(Records with drawing code)

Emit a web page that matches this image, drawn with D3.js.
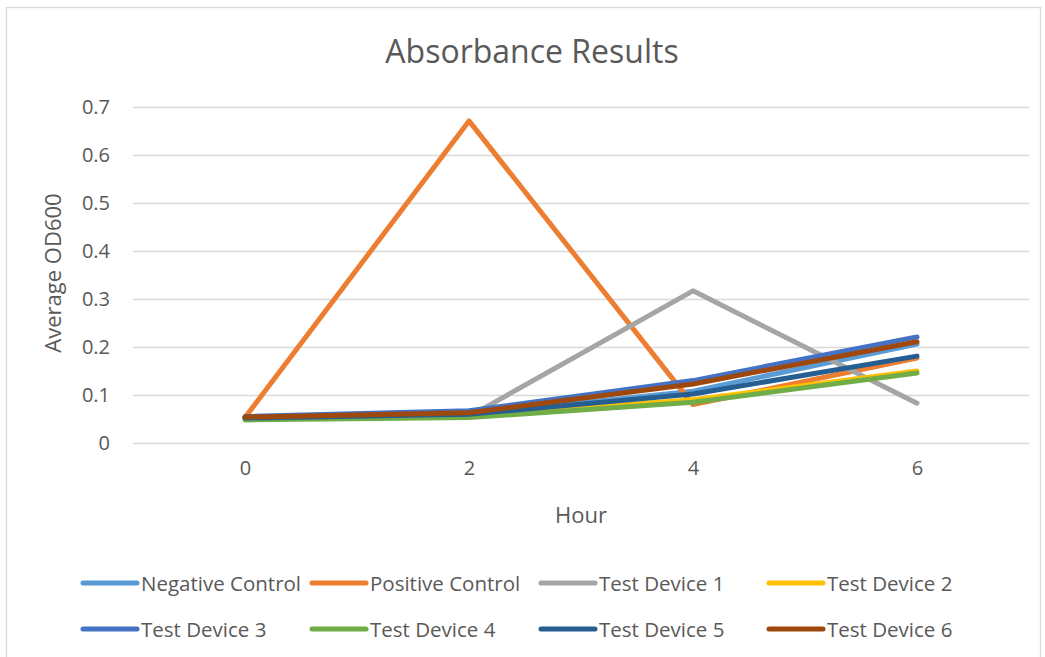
<!DOCTYPE html>
<html>
<head>
<meta charset="utf-8">
<script src="https://cdn.jsdelivr.net/npm/d3@7"></script>
<style>
  body { margin: 0; background: #fff; }
  text { font-family: "Open Sans", "DejaVu Sans", sans-serif; fill: #595959; }
</style>
</head>
<body>
<div id="grafico"></div>
<script>
const horas = ["0", "2", "4", "6"];
const yTicks = [0, 0.1, 0.2, 0.3, 0.4, 0.5, 0.6, 0.7];

const negativeControl = [0.052, 0.060, 0.108, 0.206];
const positiveControl = [0.053, 0.671, 0.080, 0.177];
const testDevice1 = [0.050, 0.055, 0.317, 0.083];
const testDevice2 = [0.050, 0.056, 0.090, 0.150];
const testDevice3 = [0.055, 0.067, 0.130, 0.221];
const testDevice4 = [0.048, 0.053, 0.085, 0.146];
const testDevice5 = [0.052, 0.060, 0.102, 0.181];
const testDevice6 = [0.054, 0.063, 0.123, 0.211];

const nombres = ["Negative Control", "Positive Control", "Test Device 1", "Test Device 2",
  "Test Device 3", "Test Device 4", "Test Device 5", "Test Device 6"];
const colores = ["#5B9BD5", "#ED7D31", "#A5A5A5", "#FFC000",
  "#4472C4", "#70AD47", "#255E91", "#9E480E"];
const valores = [negativeControl, positiveControl, testDevice1, testDevice2,
  testDevice3, testDevice4, testDevice5, testDevice6];

const series = nombres.map((n, i) => ({ nombre: n, color: colores[i], valores: valores[i] }));

const ancho = 1045, alto = 657;
const plot = { left: 133, right: 1029, top: 107, bottom: 443 };

const svg = d3.select("#grafico").append("svg")
  .attr("width", ancho)
  .attr("height", alto);

// borde del area del grafico
svg.append("rect")
  .attr("x", 6.5).attr("y", 7.5)
  .attr("width", 1034).attr("height", 660)
  .attr("fill", "#fff")
  .attr("stroke", "#d9d9d9")
  .attr("stroke-width", 1.3);

const x = d3.scalePoint()
  .domain(horas)
  .range([plot.left, plot.right])
  .padding(0.5);

const y = d3.scaleLinear()
  .domain([0, 0.7])
  .range([plot.bottom, plot.top]);

// lineas de cuadricula
const ejeY = svg.append("g")
  .attr("transform", `translate(${plot.left},0)`)
  .call(d3.axisLeft(y)
    .tickValues(yTicks)
    .tickSize(-(plot.right - plot.left))
    .tickPadding(23)
    .tickFormat(d => d === 0 ? "0" : d3.format(".1f")(d)));
ejeY.select(".domain").remove();
ejeY.selectAll(".tick line").attr("stroke", "#d9d9d9").attr("stroke-width", 1.3);
ejeY.selectAll(".tick text")
  .attr("font-size", 20)
  .attr("fill", "#595959")
  .attr("font-family", "Open Sans, sans-serif");

const ejeX = svg.append("g")
  .attr("transform", `translate(0,${plot.bottom})`)
  .call(d3.axisBottom(x).tickSize(0).tickPadding(18));
ejeX.select(".domain").remove();
ejeX.selectAll(".tick text")
  .attr("font-size", 20)
  .attr("fill", "#595959")
  .attr("font-family", "Open Sans, sans-serif");

const linea = d3.line()
  .x((d, i) => x(horas[i]))
  .y(d => y(d));

svg.append("g")
  .selectAll("path")
  .data(series)
  .join("path")
  .attr("d", d => linea(d.valores))
  .attr("fill", "none")
  .attr("stroke", d => d.color)
  .attr("stroke-width", 5)
  .attr("stroke-linecap", "round")
  .attr("stroke-linejoin", "round");

// titulo
svg.append("text")
  .attr("x", 532)
  .attr("y", 50)
  .attr("text-anchor", "middle")
  .attr("dominant-baseline", "central")
  .attr("font-size", 32)
  .text("Absorbance Results");

svg.append("text")
  .attr("transform", "translate(52,273) rotate(-90)")
  .attr("text-anchor", "middle")
  .attr("dominant-baseline", "central")
  .attr("font-size", 22)
  .text("Average OD600");

svg.append("text")
  .attr("x", 581)
  .attr("y", 514)
  .attr("text-anchor", "middle")
  .attr("dominant-baseline", "central")
  .attr("font-size", 22)
  .text("Hour");

// leyenda
const colLeyenda = [83, 312, 541, 769];
const filaLeyenda = [583, 629];
const leyenda = svg.append("g")
  .selectAll("g")
  .data(series)
  .join("g")
  .attr("transform", (d, i) => `translate(${colLeyenda[i % 4]},${filaLeyenda[Math.floor(i / 4)]})`);

leyenda.append("line")
  .attr("x1", 0).attr("x2", 54)
  .attr("y1", 0).attr("y2", 0)
  .attr("stroke", d => d.color)
  .attr("stroke-width", 5)
  .attr("stroke-linecap", "round");

leyenda.append("text")
  .attr("x", 58)
  .attr("y", 0)
  .attr("dominant-baseline", "central")
  .attr("font-size", 20.5)
  .text(d => d.nombre);
</script>
</body>
</html>
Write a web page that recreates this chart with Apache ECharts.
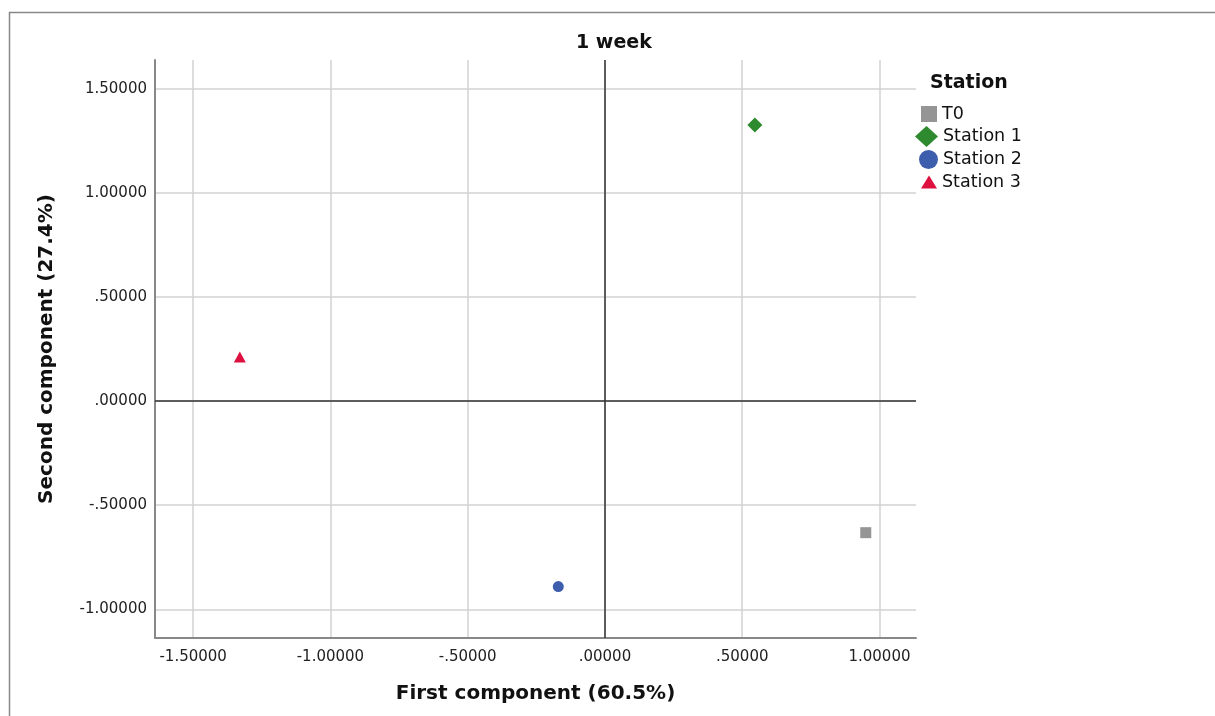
<!DOCTYPE html>
<html>
<head>
<meta charset="utf-8">
<script src="https://cdn.jsdelivr.net/npm/echarts@6/dist/echarts.min.js"></script>
<style>html,body{margin:0;padding:0;background:#fff}#c{width:1215px;height:716px}</style>
</head>
<body>
<div id="c"></div>
<script>
const seriesNames = ['T0', 'Station 1', 'Station 2', 'Station 3'];
const t0Point = [0.950, -0.632];
const station1Point = [0.546, 1.327];
const station2Point = [-0.170, -0.891];
const station3Point = [-1.330, 0.212];
const xRange = [-1.639, 1.133];
const yRange = [-1.138, 1.639];

const FONT = 'DejaVu Sans';
function fmt(v) {
  let s = Math.abs(v) < 1e-9 ? '0.00000' : v.toFixed(5);
  s = s.replace(/^0\./, '.').replace(/^-0\./, '-.');
  return s;
}

const styles = [
  { symbol: 'rect', size: 11, color: '#959595', legend: { left: 921, top: 105, w: 16, h: 16 } },
  { symbol: 'diamond', size: 15, color: '#2e8a2e', legend: { left: 915, top: 126, w: 23, h: 21 } },
  { symbol: 'circle', size: 11, color: '#3d5dad', legend: { left: 919, top: 150, w: 19, h: 19 } },
  { symbol: 'triangle', size: [12, 11], color: '#dd1040', legend: { left: 921, top: 173, w: 16, h: 13 } }
];
const points = [t0Point, station1Point, station2Point, station3Point];

const chart = echarts.init(document.getElementById('c'), null, { renderer: 'canvas' });

const series = seriesNames.map((name, i) => ({
  name: name,
  type: 'scatter',
  symbol: styles[i].symbol,
  symbolSize: styles[i].size,
  itemStyle: { color: styles[i].color, opacity: 1 },
  data: [points[i]],
  z: 5
}));
series.push({
  name: 'zero',
  type: 'scatter',
  data: [],
  silent: true,
  markLine: {
    silent: true,
    symbol: ['none', 'none'],
    label: { show: false },
    lineStyle: { color: '#333', width: 1.5, type: 'solid' },
    data: [{ xAxis: 0 }, { yAxis: 0 }]
  },
  z: 3
});

const legends = seriesNames.map((name, i) => ({
  data: [{ name: name, icon: styles[i].symbol }],
  orient: 'vertical',
  left: styles[i].legend.left,
  top: styles[i].legend.top,
  itemWidth: styles[i].legend.w,
  itemHeight: styles[i].legend.h,
  padding: 0,
  selectedMode: false,
  textStyle: { fontFamily: FONT, fontSize: 17.5, color: '#111' }
}));

chart.setOption({
  animation: false,
  title: [
    { text: '1 week', left: 576, top: 34, padding: 0,
      textStyle: { fontFamily: FONT, fontSize: 19, fontWeight: 'bold', color: '#111' } },
    { text: 'Station', left: 930, top: 74, padding: 0,
      textStyle: { fontFamily: FONT, fontSize: 19, fontWeight: 'bold', color: '#111' } }
  ],
  legend: legends,
  grid: { left: 155, right: 299, top: 60, bottom: 78, containLabel: false },
  xAxis: {
    type: 'value',
    min: xRange[0], max: xRange[1],
    splitNumber: 5,
    name: 'First component (60.5%)',
    nameLocation: 'middle',
    nameGap: 46,
    nameTextStyle: { fontFamily: FONT, fontSize: 20, fontWeight: 'bold', color: '#111' },
    axisLine: { show: true, onZero: false, lineStyle: { color: '#888', width: 2 } },
    axisTick: { show: false },
    axisLabel: { fontFamily: FONT, fontSize: 15, color: '#222', margin: 12, showMinLabel: false, showMaxLabel: false, formatter: fmt },
    splitLine: { show: true, showMinLine: false, showMaxLine: false, lineStyle: { color: '#d2d2d2', width: 1.5 } }
  },
  yAxis: {
    type: 'value',
    min: yRange[0], max: yRange[1],
    splitNumber: 5,
    name: 'Second component (27.4%)',
    nameLocation: 'middle',
    nameGap: 98,
    nameTextStyle: { fontFamily: FONT, fontSize: 20, fontWeight: 'bold', color: '#111' },
    axisLine: { show: true, onZero: false, lineStyle: { color: '#888', width: 2 } },
    axisTick: { show: false },
    axisLabel: { fontFamily: FONT, fontSize: 15, color: '#222', margin: 8, showMinLabel: false, showMaxLabel: false, formatter: fmt },
    splitLine: { show: true, showMinLine: false, showMaxLine: false, lineStyle: { color: '#d2d2d2', width: 1.5 } }
  },
  graphic: [
    { type: 'line', shape: { x1: 9, y1: 12.5, x2: 1215, y2: 12.5 }, style: { stroke: '#888', lineWidth: 1.5 }, silent: true },
    { type: 'line', shape: { x1: 9.5, y1: 12, x2: 9.5, y2: 716 }, style: { stroke: '#888', lineWidth: 1.5 }, silent: true }
  ],
  series: series
});
</script>
</body>
</html>
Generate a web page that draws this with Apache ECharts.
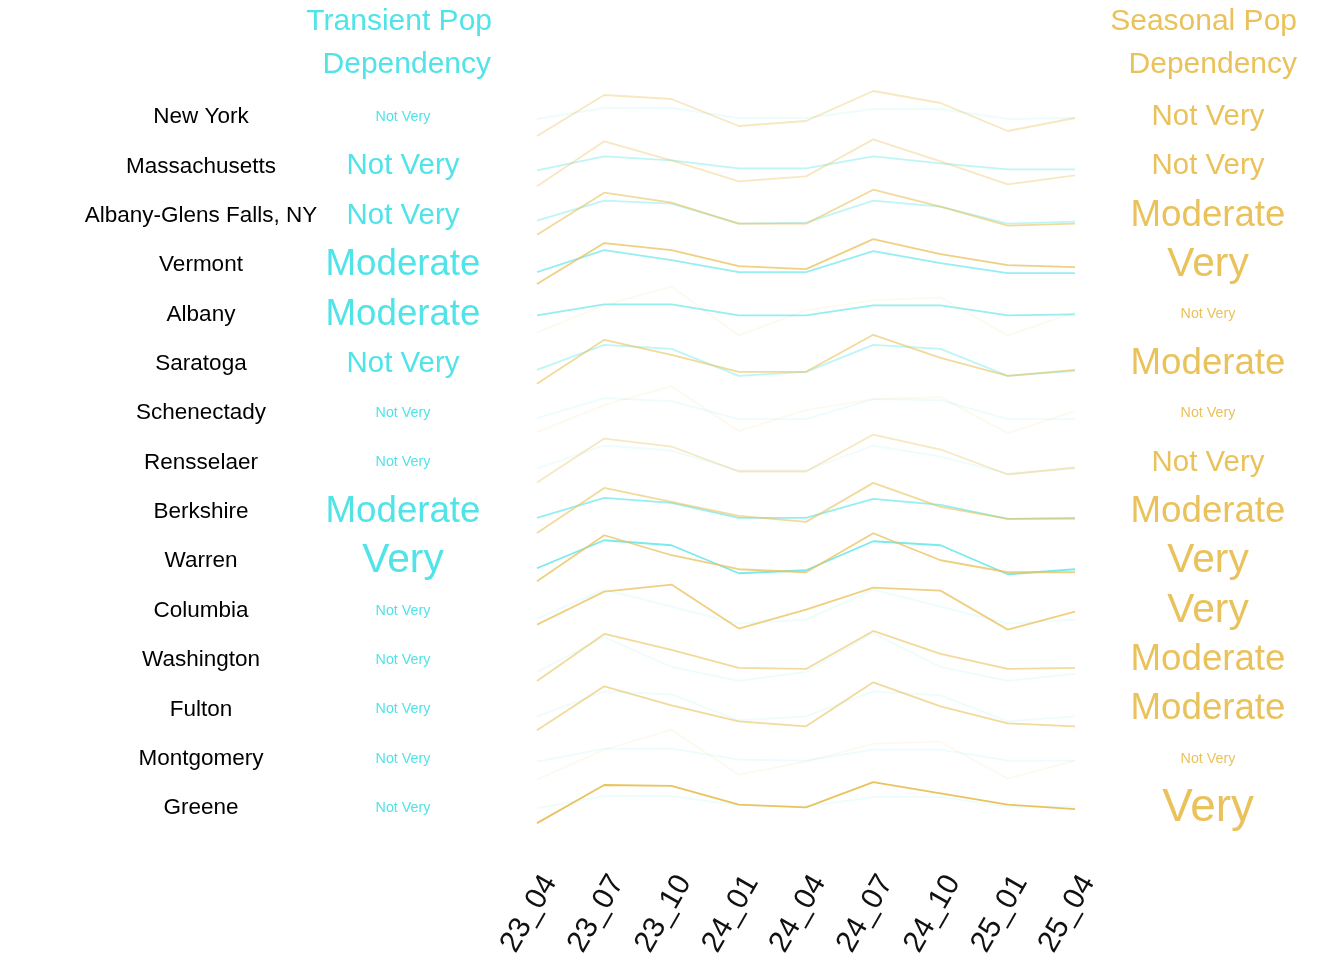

| PROBLEM TO WORK ON |
Quote the data above exactly from the line with "Write a web" to the line with "const yRange = [-1.138, 1.639];", both ends counted, and nothing else. Pictures don't go in.

| EXERCISE RESPONSE |
Write a web page that recreates this chart with Apache ECharts.
<!DOCTYPE html>
<html>
<head>
<meta charset="utf-8">
<script src="https://cdn.jsdelivr.net/npm/echarts@6/dist/echarts.min.js"></script>
<style>html,body{margin:0;padding:0;background:#fff}#c{width:1215px;height:716px}</style>
</head>
<body>
<div id="c"></div>
<script>
const seriesNames = ['T0', 'Station 1', 'Station 2', 'Station 3'];
const t0Point = [0.950, -0.632];
const station1Point = [0.546, 1.327];
const station2Point = [-0.170, -0.891];
const station3Point = [-1.330, 0.212];
const xRange = [-1.639, 1.133];
const yRange = [-1.138, 1.639];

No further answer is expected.